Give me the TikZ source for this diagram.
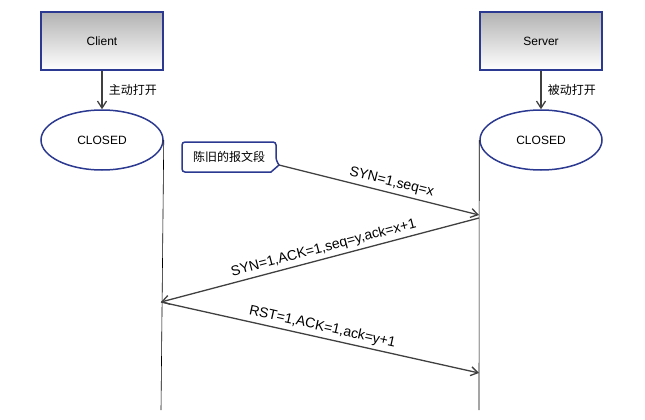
\documentclass[tikz,border=0pt]{standalone}
\usepackage{fontspec}
\setmainfont{Liberation Sans}
\newfontfamily\cjk{Noto Sans CJK SC}
\usetikzlibrary{shapes.geometric,arrows.meta,calc}
\definecolor{bd}{HTML}{2B3990}
\tikzset{
 box/.style={draw=bd,line width=1.5pt,minimum width=122pt,minimum height=58pt,top color=gray!60,bottom color=white,font=\fontsize{12}{14}\selectfont},
 st/.style={ellipse,draw=bd,line width=1.5pt,minimum width=122pt,minimum height=60pt,fill=white,font=\fontsize{12}{14}\selectfont},
 lab/.style={font=\fontsize{12}{14}\selectfont},
 ml/.style={font=\fontsize{14}{16}\selectfont},
 msg/.style={draw=gray!50!black,line width=1.3pt,-{Straight Barb[length=7pt,width=9pt]}},
 life/.style={draw=black,line width=0.6pt}
}
\begin{document}
\begin{tikzpicture}[x=1pt,y=-1pt]
\useasboundingbox (0,0) rectangle (645,420);
\node[box] (c) at (102,41) {Client};
\node[box] (s) at (541,41) {Server};
\node[st] (ce) at (102,140) {CLOSED};
\node[st] (se) at (541,140) {CLOSED};
\draw[msg] (c) -- node[right,lab,xshift=3pt]{\cjk 主动打开} (ce);
\draw[msg] (s) -- node[right,lab,xshift=3pt]{\cjk 被动打开} (se);
\coordinate (cl0) at (ce.east);
\coordinate (cl1) at (161,410);
\coordinate (sl0) at (se.west);
\coordinate (sl1) at (479,410);
\draw[life] (cl0) -- (cl1);
\draw[life] (sl0) -- (sl1);
\coordinate (p1) at (279,165);
\draw[bd,line width=1.5pt,fill=white,rounded corners=3pt] (182,142) -- (276,142) -- (276,160) [sharp corners]-- (p1) -- (271,172) [rounded corners=3pt] -- (182,172) -- cycle;
\node[lab] (cb) at (229,157) {\cjk 陈旧的报文段};
\coordinate (q1) at (479,215);
\coordinate (p2) at (479,218);
\coordinate (q2) at (161,302);
\coordinate (q3) at (479,373);
\draw[msg] (p1) -- node[sloped,above,ml,pos=0.55]{SYN=1,seq=x} (q1);
\draw[msg] (p2) -- node[sloped,above,ml,pos=0.48]{SYN=1,ACK=1,seq=y,ack=x+1} (q2);
\draw[msg] (q2) -- node[sloped,above,ml]{RST=1,ACK=1,ack=y+1} (q3);
\end{tikzpicture}
\end{document}
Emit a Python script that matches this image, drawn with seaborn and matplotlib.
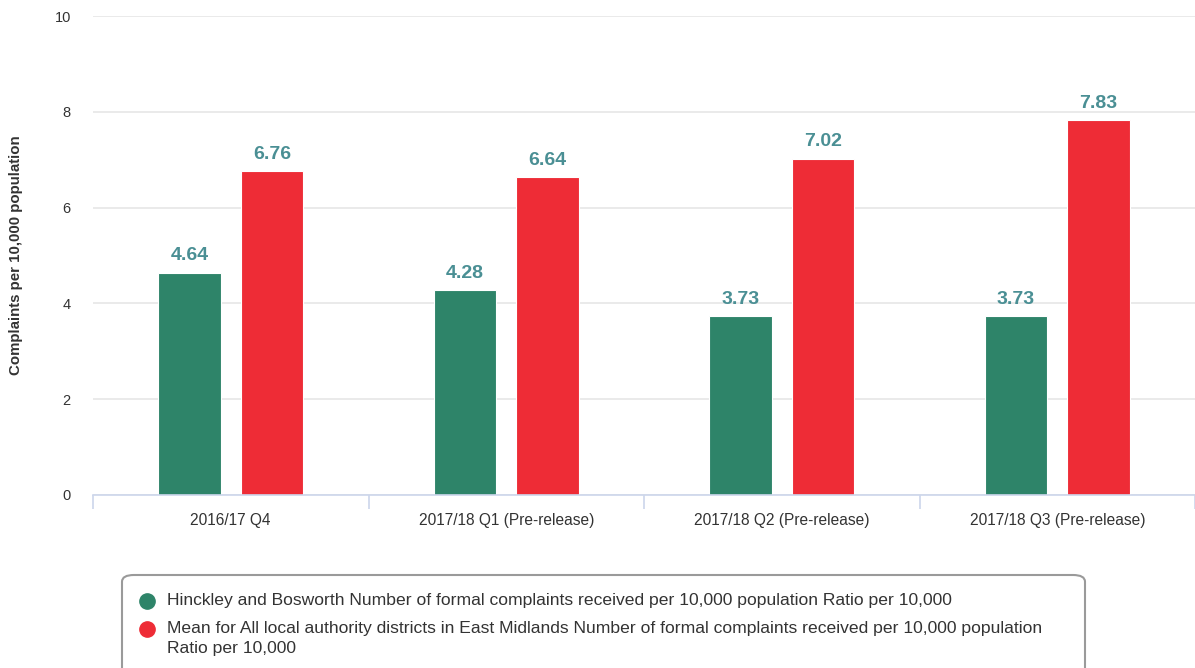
import matplotlib
matplotlib.use("Agg")
import matplotlib.pyplot as plt
from matplotlib.patches import FancyBboxPatch
from matplotlib.lines import Line2D
import seaborn as sns
import pandas as pd

# Quarterly complaint ratios
quarters = ["2016/17 Q4", "2017/18 Q1 (Pre-release)",
            "2017/18 Q2 (Pre-release)", "2017/18 Q3 (Pre-release)"]
hinckley = [4.64, 4.28, 3.73, 3.73]
east_midlands = [6.76, 6.64, 7.02, 7.83]
series_names = [
    "Hinckley and Bosworth Number of formal complaints received per 10,000 population Ratio per 10,000",
    "Mean for All local authority districts in East Midlands Number of formal complaints received per 10,000 population\nRatio per 10,000",
]
y_ticks = [0, 2, 4, 6, 8, 10]
y_label = "Complaints per 10,000 population"
colors = ["#2e8469", "#ee2c36"]

df = pd.DataFrame({
    "quarter": quarters * 2,
    "value": hinckley + east_midlands,
    "series": [series_names[0]] * 4 + [series_names[1]] * 4,
})

sns.set_theme(style="white")
plt.rcParams["font.family"] = ["Liberation Sans", "DejaVu Sans"]

W, H = 1195, 668
fig = plt.figure(figsize=(W / 100, H / 100), dpi=100)
ax = fig.add_axes([93 / W, 1 - 495 / H, (1195 - 93) / W, (495 - 16) / H])

sns.barplot(data=df, x="quarter", y="value", hue="series", palette=colors,
            width=0.6, gap=0.24, ax=ax, legend=False, saturation=1,
            edgecolor="white", linewidth=0.8, zorder=3)

for cont in ax.containers:
    ax.bar_label(cont, labels=[f"{v:.2f}" for v in cont.datavalues],
                 padding=6, color="#4a8f94", fontsize=14, fontweight="bold")

ax.set_ylim(0, 10)
ax.set_xlim(-0.5, 3.5)
ax.set_yticks(y_ticks)
ax.set_yticklabels([str(t) for t in y_ticks], fontsize=10.5, color="#333333")
ax.grid(axis="y", color="#e6e6e6", linewidth=1.2, zorder=0)
ax.grid(axis="x", visible=False)
ax.tick_params(axis="y", length=0, pad=16)
ax.tick_params(axis="x", which="major", length=0, pad=13, labelsize=11.2, labelcolor="#333333")
ax.set_xticks([-0.5, 0.5, 1.5, 2.5, 3.5], minor=True)
ax.tick_params(axis="x", which="minor", bottom=True, length=10, width=1.2,
               color="#ccd6eb", direction="out")
ax.set_xlabel("")
ax.set_ylabel(y_label, fontsize=10.8, fontweight="bold", color="#333333")
ax.yaxis.set_label_coords(-70 / (1195 - 93), 0.5)
for s in ["top", "right", "left"]:
    ax.spines[s].set_visible(False)
ax.spines["bottom"].set_color("#ccd6eb")
ax.spines["bottom"].set_linewidth(1.2)
ax.spines["bottom"].set_zorder(4)

# Legend panel drawn in figure pixels
box = FancyBboxPatch((122 / W, -0.05), (1085 - 122) / W, (1 - 575 / H) + 0.05,
                     boxstyle="round,pad=0,rounding_size=0.01",
                     transform=fig.transFigure, facecolor="white",
                     edgecolor="#9a9a9a", linewidth=1.5, clip_on=False)
fig.add_artist(box)
rows = [601, 629]
for name, col, yp in zip(series_names, colors, rows):
    fig.add_artist(Line2D([147 / W], [1 - yp / H], marker="o", markersize=11,
                          color=col, transform=fig.transFigure, linestyle="none"))
    fig.text(167 / W, 1 - (yp - 8) / H, name, fontsize=12.6, color="#333333",
             va="top", ha="left", linespacing=1.45)

fig.savefig("out.png", dpi=100)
——
● What this task involves
Take the listing above and print it exactly, apart from the pictures.

● Solution for this exercise
Give me the TikZ source for this diagram.
\documentclass[tikz,border=0pt]{standalone}
\usepackage{fontspec}
\setmainfont{Liberation Sans}
\newfontfamily\cjk{Noto Sans CJK SC}
\usetikzlibrary{shapes.geometric,arrows.meta,calc}
\definecolor{bd}{HTML}{2B3990}
\tikzset{
 box/.style={draw=bd,line width=1.5pt,minimum width=122pt,minimum height=58pt,top color=gray!60,bottom color=white,font=\fontsize{12}{14}\selectfont},
 st/.style={ellipse,draw=bd,line width=1.5pt,minimum width=122pt,minimum height=60pt,fill=white,font=\fontsize{12}{14}\selectfont},
 lab/.style={font=\fontsize{12}{14}\selectfont},
 ml/.style={font=\fontsize{14}{16}\selectfont},
 msg/.style={draw=gray!50!black,line width=1.3pt,-{Straight Barb[length=7pt,width=9pt]}},
 life/.style={draw=black,line width=0.6pt}
}
\begin{document}
\begin{tikzpicture}[x=1pt,y=-1pt]
\useasboundingbox (0,0) rectangle (645,420);
\node[box] (c) at (102,41) {Client};
\node[box] (s) at (541,41) {Server};
\node[st] (ce) at (102,140) {CLOSED};
\node[st] (se) at (541,140) {CLOSED};
\draw[msg] (c) -- node[right,lab,xshift=3pt]{\cjk 主动打开} (ce);
\draw[msg] (s) -- node[right,lab,xshift=3pt]{\cjk 被动打开} (se);
\coordinate (cl0) at (ce.east);
\coordinate (cl1) at (161,410);
\coordinate (sl0) at (se.west);
\coordinate (sl1) at (479,410);
\draw[life] (cl0) -- (cl1);
\draw[life] (sl0) -- (sl1);
\coordinate (p1) at (279,165);
\draw[bd,line width=1.5pt,fill=white,rounded corners=3pt] (182,142) -- (276,142) -- (276,160) [sharp corners]-- (p1) -- (271,172) [rounded corners=3pt] -- (182,172) -- cycle;
\node[lab] (cb) at (229,157) {\cjk 陈旧的报文段};
\coordinate (q1) at (479,215);
\coordinate (p2) at (479,218);
\coordinate (q2) at (161,302);
\coordinate (q3) at (479,373);
\draw[msg] (p1) -- node[sloped,above,ml,pos=0.55]{SYN=1,seq=x} (q1);
\draw[msg] (p2) -- node[sloped,above,ml,pos=0.48]{SYN=1,ACK=1,seq=y,ack=x+1} (q2);
\draw[msg] (q2) -- node[sloped,above,ml]{RST=1,ACK=1,ack=y+1} (q3);
\end{tikzpicture}
\end{document}
Emit a Python script that matches this image, drawn with seaborn and matplotlib.
import matplotlib
matplotlib.use("Agg")
import matplotlib.pyplot as plt
from matplotlib.patches import FancyBboxPatch
from matplotlib.lines import Line2D
import seaborn as sns
import pandas as pd

# Quarterly complaint ratios
quarters = ["2016/17 Q4", "2017/18 Q1 (Pre-release)",
            "2017/18 Q2 (Pre-release)", "2017/18 Q3 (Pre-release)"]
hinckley = [4.64, 4.28, 3.73, 3.73]
east_midlands = [6.76, 6.64, 7.02, 7.83]
series_names = [
    "Hinckley and Bosworth Number of formal complaints received per 10,000 population Ratio per 10,000",
    "Mean for All local authority districts in East Midlands Number of formal complaints received per 10,000 population\nRatio per 10,000",
]
y_ticks = [0, 2, 4, 6, 8, 10]
y_label = "Complaints per 10,000 population"
colors = ["#2e8469", "#ee2c36"]

df = pd.DataFrame({
    "quarter": quarters * 2,
    "value": hinckley + east_midlands,
    "series": [series_names[0]] * 4 + [series_names[1]] * 4,
})

sns.set_theme(style="white")
plt.rcParams["font.family"] = ["Liberation Sans", "DejaVu Sans"]

W, H = 1195, 668
fig = plt.figure(figsize=(W / 100, H / 100), dpi=100)
ax = fig.add_axes([93 / W, 1 - 495 / H, (1195 - 93) / W, (495 - 16) / H])

sns.barplot(data=df, x="quarter", y="value", hue="series", palette=colors,
            width=0.6, gap=0.24, ax=ax, legend=False, saturation=1,
            edgecolor="white", linewidth=0.8, zorder=3)

for cont in ax.containers:
    ax.bar_label(cont, labels=[f"{v:.2f}" for v in cont.datavalues],
                 padding=6, color="#4a8f94", fontsize=14, fontweight="bold")

ax.set_ylim(0, 10)
ax.set_xlim(-0.5, 3.5)
ax.set_yticks(y_ticks)
ax.set_yticklabels([str(t) for t in y_ticks], fontsize=10.5, color="#333333")
ax.grid(axis="y", color="#e6e6e6", linewidth=1.2, zorder=0)
ax.grid(axis="x", visible=False)
ax.tick_params(axis="y", length=0, pad=16)
ax.tick_params(axis="x", which="major", length=0, pad=13, labelsize=11.2, labelcolor="#333333")
ax.set_xticks([-0.5, 0.5, 1.5, 2.5, 3.5], minor=True)
ax.tick_params(axis="x", which="minor", bottom=True, length=10, width=1.2,
               color="#ccd6eb", direction="out")
ax.set_xlabel("")
ax.set_ylabel(y_label, fontsize=10.8, fontweight="bold", color="#333333")
ax.yaxis.set_label_coords(-70 / (1195 - 93), 0.5)
for s in ["top", "right", "left"]:
    ax.spines[s].set_visible(False)
ax.spines["bottom"].set_color("#ccd6eb")
ax.spines["bottom"].set_linewidth(1.2)
ax.spines["bottom"].set_zorder(4)

# Legend panel drawn in figure pixels
box = FancyBboxPatch((122 / W, -0.05), (1085 - 122) / W, (1 - 575 / H) + 0.05,
                     boxstyle="round,pad=0,rounding_size=0.01",
                     transform=fig.transFigure, facecolor="white",
                     edgecolor="#9a9a9a", linewidth=1.5, clip_on=False)
fig.add_artist(box)
rows = [601, 629]
for name, col, yp in zip(series_names, colors, rows):
    fig.add_artist(Line2D([147 / W], [1 - yp / H], marker="o", markersize=11,
                          color=col, transform=fig.transFigure, linestyle="none"))
    fig.text(167 / W, 1 - (yp - 8) / H, name, fontsize=12.6, color="#333333",
             va="top", ha="left", linespacing=1.45)

fig.savefig("out.png", dpi=100)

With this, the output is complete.